What goes around comes around. Small brokerages get eaten by larger ones, which then become prey to even bigger players. The biggest of the big combine and shed talent and clients to other firms, which grow larger. In this highly fragmented and always consolidating sector, the narrative of yesterday is the story of tomorrow.

Acquisitions are literally part and parcel of Arthur J. Gallagher & Co., presently the world’s fourth largest brokerage by revenue, although that may inch up a notch if global regulators approve Aon’s proposed acquisition of Willis Towers Watson.

The mega-brokerage, a Fortune 500 company headquartered in Rolling Meadows, a suburb of Chicago, began as a family-run business in 1927, not all that different from the hundreds of agencies Gallagher has acquired in the decades since. It has been a steady rise for the firm, from its incorporation in 1950 through tough competitive pressures in the 1980s and 1990s and its prescient decision to acquire 16 smaller shops in 2000, putting it squarely in the top ranks of brokerages worldwide.

The Gallagher name is emblazoned on more than 500 offices across the world today, from Sydney to Valparaiso, Indiana, to Toronto to Pune, India. The firm’s M&A strategy fueled this geographic breadth, a strategy that emphasizes cultural fit more than other growth factors. “We’re not just looking to buy a consistent flow of revenue and earnings; we’re looking for the right people,” says Patrick Gallagher, the firm’s CEO, president and chairman and the grandson of its founder.

Arthur J. Gallagher launched his eponymous firm in 1927 in Itasca, Illinois. At the end of World War II, his three sons, John, James and Robert, joined the family business. Revenues were a modest $175,000 in 1950. That changed seven years later, when the brokerage won the business of Beatrice Foods, a mega-conglomerate with such brand-name companies as Avis, Airstream, Playtex, Good & Plenty and Tropicana. Other large corporate clients followed.

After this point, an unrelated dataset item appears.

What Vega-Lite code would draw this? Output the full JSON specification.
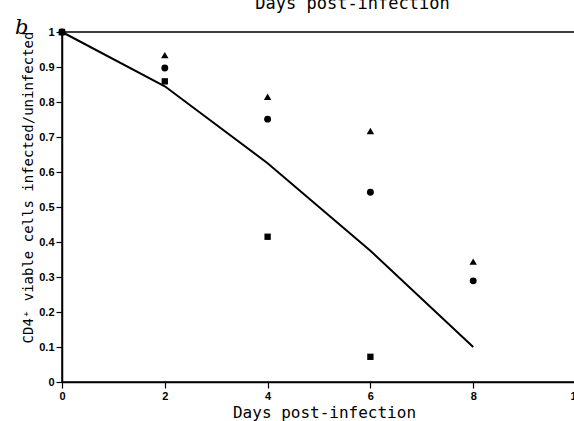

In the mid-1980s, a period of declining premiums in the property and casualty sector that depressed commission and fee income at other brokerages, Gallagher recorded double-digit growth, a testament in large part to former CEO and chairman Robert Gallagher. In 1984, Robert Gallagher, Pat’s uncle, wrote down the 25 principles that have guided the firm’s ethical approach to business and people.

Known as “The Gallagher Way,” these principles seem very much in tune with the inclusive and purposeful forms of work that younger generations yearn for. They include such values as:

  • We believe in one another.
  • We’re an open society.
  • Empathy for the other person is not a weakness.
  • Interpersonal business relationships should be built.
  • We are a warm, close company. This is a strength, not a weakness.

“My uncle’s principles in that most important document resonate globally,” Pat Gallagher says. “They embody our culture and account for everything we do, including the 70 or 80 acquisitions we do each year, not all of which we announce.”

Whenever he visits a Gallagher office anywhere in the world, he always pauses to read the 25 principles, which are printed and framed on the lobby wall. “I think to myself, wow, that’s cool,” Gallagher says. “That’s who we are, and it makes me proud to be a part of it.

“Here’s the landscape when I became president in 1990: we were number 13 and Marsh was number one. The top 20 brokers included Johnson & Higgins, Frank B. Hall, Alexander & Alexander, Corroon & Black and others whose names I no longer remember. Guess how many of them are still trading today? Two: Marsh and us.”

The reason is culture. In 2020, for the ninth consecutive year, Arthur J. Gallagher was named one of the World’s Most Ethical Companies by the Ethisphere Institute. It was the only such honoree in the insurance brokerage industry.